15. Performance Considerations

The N+1 query problem

// BAD: N+1 queries — one query per post to get the author
const posts = await Post.find({}).lean();
for (const post of posts) {
  post.author = await Author.findById(post.author).lean();
}
// If 100 posts → 101 queries (1 for posts + 100 for authors)

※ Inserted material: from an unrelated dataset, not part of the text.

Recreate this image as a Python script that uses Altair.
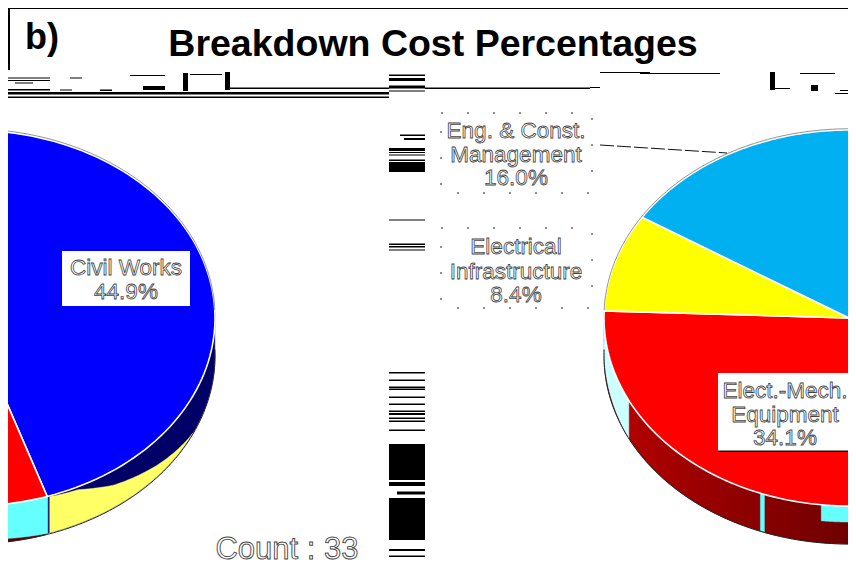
import numpy as np
import pandas as pd
import altair as alt

# drawn slice shares (percent of the ellipse), clockwise from 12 o'clock
slice_names = ["Civil Works", "Elect.-Mech. Equipment", "Electrical Infrastructure", "Eng. & Const. Management"]
slice_share = [44.9, 30.7, 8.4, 16.0]
slice_color = ["#0000FF", "#FF0000", "#FFFF00", "#00B0F0"]

pie_cx = [-30, 849]
pie_cy = 318
pie_rx = 245
pie_ry = 188

# side wall pieces: start deg, end deg, inner offset at both ends, outer offset, colour
wall_pieces = [
    (88, 162, 0, 0, 37, 37, "#000066"),
    (162, 272, 0, 0, 38, 38, "grad"),
    (244, 272, 0, 0, 38, 30, "#CCFFFF"),
    (161.5, 174, 0, 0, 37, 34, "#66FFFF"),
    (178, 186.5, 0, 0, 16, 16, "#66FFFF"),
    (200.2, 201.2, 0, 0, 38, 38, "#66FFFF"),
]
# light-yellow wall band: angle knots and upper-edge offset
band_deg = [114.6, 130, 144, 153.8, 161]
band_inner = [37, 26, 15, 3, 1]
band_outer = 37

# decoding debris: x, x2, y, y2
stripe_y = [(74.5, 76), (78, 81), (85.5, 88.5), (90.5, 91.5), (148, 151), (152, 153), (154.5, 155.5),
            (159.5, 161), (162, 172), (219.5, 220.5), (243.5, 245), (246, 247.5), (249.5, 250.5),
            (372, 373.5), (379.5, 381), (386.5, 388), (388.5, 390), (396.5, 398), (403.5, 405),
            (410.5, 412), (413, 415), (417.5, 419), (420.5, 422), (429.5, 431), (444, 480),
            (482, 486), (498, 540), (549, 551), (555.5, 557)]
extra_bars = [(400, 425, 134.5, 136), (404, 425, 138, 140), (397, 425, 491.5, 494.5),
              (8, 389, 92, 94.5), (8, 389, 96.5, 98), (230, 389, 87.5, 89), (425, 590, 87.5, 89),
              (8, 50, 77.5, 78.5), (15, 33, 82.5, 83.5), (8, 50, 80, 81), (8, 50, 89, 90.5),
              (70, 82, 77.5, 78.5), (60, 72, 89.5, 90.5), (100, 112, 89.5, 91), (130, 165, 75, 76),
              (143, 165, 86, 90), (183, 188, 73, 91), (190, 222, 74, 75), (225, 230, 72, 90),
              (230, 240, 88, 89), (600, 650, 72, 73), (640, 720, 73, 74), (770, 775, 72, 90),
              (775, 790, 88, 89), (800, 835, 73, 74), (811, 818, 85, 91), (835, 856, 93, 94),
              (840, 856, 90, 91), (590, 600, 87, 88)]

# white label boxes: x, x2, y, y2
box_plain = [(62, 190, 251, 306)]
box_dotted = [(441, 592, 113, 193), (441, 592, 228, 308)]
box_elect = [(718, 854, 373, 451)]

# label text: x, baseline-centre y, text, size
label_x = [126, 126, 516, 516, 516, 516, 516, 516, 785, 785, 785]
label_y = [268, 292, 131, 155, 178, 247, 272, 295, 391, 415, 438]
label_t = ["Civil Works", "44.9%", "Eng. & Const.", "Management", "16.0%", "Electrical", "Infrastructure",
           "8.4%", "Elect.-Mech.", "Equipment", "34.1%"]

sx = alt.Scale(domain=[8, 848], range=[0, 840], nice=False, zero=False)
sy = alt.Scale(domain=[8, 565], range=[0, 557], nice=False, zero=False)
X = lambda f="x": alt.X(f"{f}:Q", scale=sx, axis=None)
Y = lambda f="y": alt.Y(f"{f}:Q", scale=sy, axis=None)


def rim(cx, t, off=0.0):
    r = np.radians(t)
    return cx + pie_rx * np.sin(r), pie_cy - pie_ry * np.cos(r) + off


def poly(xs, ys, **mark):
    df = pd.DataFrame({"x": xs, "y": ys, "i": range(len(xs))})
    return alt.Chart(df).mark_line(clip=True, **mark).encode(x=X(), y=Y(), order="i:Q")


def wall(cx, a, b, i0, i1, o0, o1, color, edge=None):
    t = np.linspace(a, b, 50)
    xo, yo = rim(cx, t, np.linspace(o0, o1, 50))
    xi, yi = rim(cx, t[::-1], np.linspace(i1, i0, 50))
    return poly(list(xo) + list(xi) + [xo[0]], list(yo) + list(yi) + [yo[0]], fill=color, stroke=edge or color, strokeWidth=0.5)


gradient = alt.Gradient(gradient="linear", x1=1, x2=0, y1=0, y2=0,
                        stops=[alt.GradientStop(color="#580000", offset=0),
                               alt.GradientStop(color="#B80000", offset=1)])

layers = []
bars = pd.DataFrame([(389, 425, a, b) for a, b in stripe_y] + extra_bars, columns=["x", "x2", "y", "y2"])
layers.append(alt.Chart(bars).mark_rect(color="#000000", clip=True).encode(x=X(), x2="x2:Q", y=Y(), y2="y2:Q"))

frame = pd.DataFrame([(8, 848, 7, 9), (8, 10, 7, 70)], columns=["x", "x2", "y", "y2"])
layers.append(alt.Chart(frame).mark_rect(color="#000000").encode(x=X(), x2="x2:Q", y=Y(), y2="y2:Q"))

edges = np.cumsum([0] + slice_share) * 3.6
for cx in pie_cx:
    for a, b, i0, i1, o0, o1, c in wall_pieces:
        if c == "grad":
            layers.append(wall(cx, a, b, i0, i1, o0, o1, gradient, "#600000"))
        else:
            layers.append(wall(cx, a, b, i0, i1, o0, o1, c))
    t = np.linspace(band_deg[0], band_deg[-1], 60)
    xo, yo = rim(cx, t, band_outer)
    xi, yi = rim(cx, t[::-1], np.interp(t[::-1], band_deg, band_inner))
    layers.append(poly(list(xo) + list(xi) + [xo[0]], list(yo) + list(yi) + [yo[0]], fill="#FFFF66", stroke="#FFFF66", strokeWidth=0.5))
    # dark outer edge of the wall
    t = np.linspace(88, 272, 200)
    xo, yo = rim(cx, t, 38)
    layers.append(poly(list(xo), list(yo), stroke="#222222", strokeWidth=1))
    # top faces
    for k, col in enumerate(slice_color):
        t = np.linspace(edges[k], edges[k + 1], 90)
        xs, ys = rim(cx, t)
        layers.append(poly([cx] + list(xs) + [cx], [pie_cy] + list(ys) + [pie_cy], fill=col, stroke="#FFFFFF", strokeWidth=1.6))
    t = np.linspace(272, 448, 160)
    xs, ys = rim(cx, t, -1.2)
    layers.append(poly(list(xs), list(ys), stroke="#777777", strokeWidth=0.8))

leader = pd.DataFrame({"x": [600, 727], "y": [145, 153], "i": [0, 1]})
layers.append(alt.Chart(leader).mark_line(color="#111111", strokeWidth=1, strokeDash=[14, 3]).encode(x=X(), y=Y(), order="i:Q"))

boxes = pd.DataFrame(box_plain + box_elect, columns=["x", "x2", "y", "y2"])
layers.append(alt.Chart(boxes).mark_rect(color="#FFFFFF", clip=True).encode(x=X(), x2="x2:Q", y=Y(), y2="y2:Q"))
boxes2 = pd.DataFrame(box_dotted, columns=["x", "x2", "y", "y2"])
layers.append(alt.Chart(boxes2).mark_rect(fill="#FFFFFF", stroke="#222222", strokeWidth=1, strokeDash=[2, 24]).encode(x=X(), x2="x2:Q", y=Y(), y2="y2:Q"))
elect_rule = pd.DataFrame([(718, 854, 450.5, 452)], columns=["x", "x2", "y", "y2"])
layers.append(alt.Chart(elect_rule).mark_rect(color="#111111", clip=True).encode(x=X(), x2="x2:Q", y=Y(), y2="y2:Q"))

labels = pd.DataFrame({"x": label_x, "y": label_y, "t": label_t})
layers.append(alt.Chart(labels).mark_text(font="Liberation Sans", fontSize=22.5, fill="#FFFFFF", stroke="#444444", strokeWidth=0.8,
                                          align="center", baseline="middle").encode(x=X(), y=Y(), text="t:N"))

count = pd.DataFrame({"x": [287], "y": [550], "t": ["Count : 33"]})
layers.append(alt.Chart(count).mark_text(font="Liberation Sans", fontSize=31, fill="#FFFFFF", stroke="#444444", strokeWidth=0.9,
                                         align="center", baseline="middle").encode(x=X(), y=Y(), text="t:N"))

title = pd.DataFrame({"x": [433], "y": [45], "t": ["Breakdown Cost Percentages"]})
layers.append(alt.Chart(title).mark_text(font="Liberation Sans", fontSize=37.5, fontWeight="bold", color="#000000",
                                         align="center", baseline="middle").encode(x=X(), y=Y(), text="t:N"))
panel = pd.DataFrame({"x": [25], "y": [38], "t": ["b)"]})
layers.append(alt.Chart(panel).mark_text(font="Liberation Sans", fontSize=36, fontWeight="bold", color="#000000",
                                         align="left", baseline="middle").encode(x=X(), y=Y(), text="t:N"))

chart = alt.layer(*layers).properties(
    width=840, height=557, padding=0, autosize=alt.AutoSizeParams(type="none"), background="#FFFFFF"
).configure_view(stroke=None)

chart.save("out.html", embed_options={"renderer": "svg", "actions": False})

// GOOD: populate batches into a single additional query
const posts = await Post.find({}).populate('author', 'name').lean();
// 2 queries total: 1 for posts, 1 for all referenced authors

Performance tips

Tip	Description
Select only needed fields	`.populate('author', 'name email')` not `.populate('author')`
Use lean()	`.lean()` returns plain objects, skipping Mongoose overhead
Avoid deep nesting	More than 2 levels of populate is a design smell
Index foreign keys	Add an index on the reference field (`author` on Post)
Use $lookup for complex queries	Aggregation pipeline is more efficient for reports
Paginate populated results	Use `options: { limit }` in populate to cap results
Cache frequent lookups	Author names rarely change -- cache them
Consider denormalization	Store `authorName` on Post to avoid populate for common reads

Indexing reference fields

// Always index fields used in populate
postSchema.index({ author: 1 });
commentSchema.index({ post: 1 });
commentSchema.index({ author: 1 });
enrollmentSchema.index({ student: 1, course: 1 });

16. Key Takeaways

Embed for 1:1 and 1:few relationships that are always accessed together. Reference for 1:many and many:many.
Child-references-parent is the standard 1:many pattern (e.g., author: ObjectId on Post).
populate('field') resolves ObjectId references into full documents -- it is an application-level join, not a database-level join.
Select fields in populate (.populate('author', 'name email')) to minimize data transfer.
Nested populate handles multi-level relationships (Comment -> Post -> Author) but avoid going deeper than 2 levels.
Virtual populate lets you query children from the parent without storing an array of IDs (e.g., get all posts for an author).
Many-to-many relationships use either arrays of ObjectIds on both models or a junction collection (when the relationship has properties).
$lookup in the aggregation pipeline is the database-level alternative to populate() -- better for complex queries and analytics.
Always index reference fields (author, post, etc.) -- without indexes, populate triggers full collection scans.
Avoid N+1 queries -- use populate() instead of looping with individual findById calls.

17. Explain-It Challenge

Design a schema for a course platform with Authors, Courses, Lessons, and Enrollments (with enrollment date and progress percentage). Explain your embedding vs referencing decisions. Then write the Mongoose schemas, including a virtual populate for "get all courses by an author." Finally, write a route that returns a single course with the author's name, all lessons (sorted by order), and the enrollment count. If you can do this without notes, you have mastered this topic.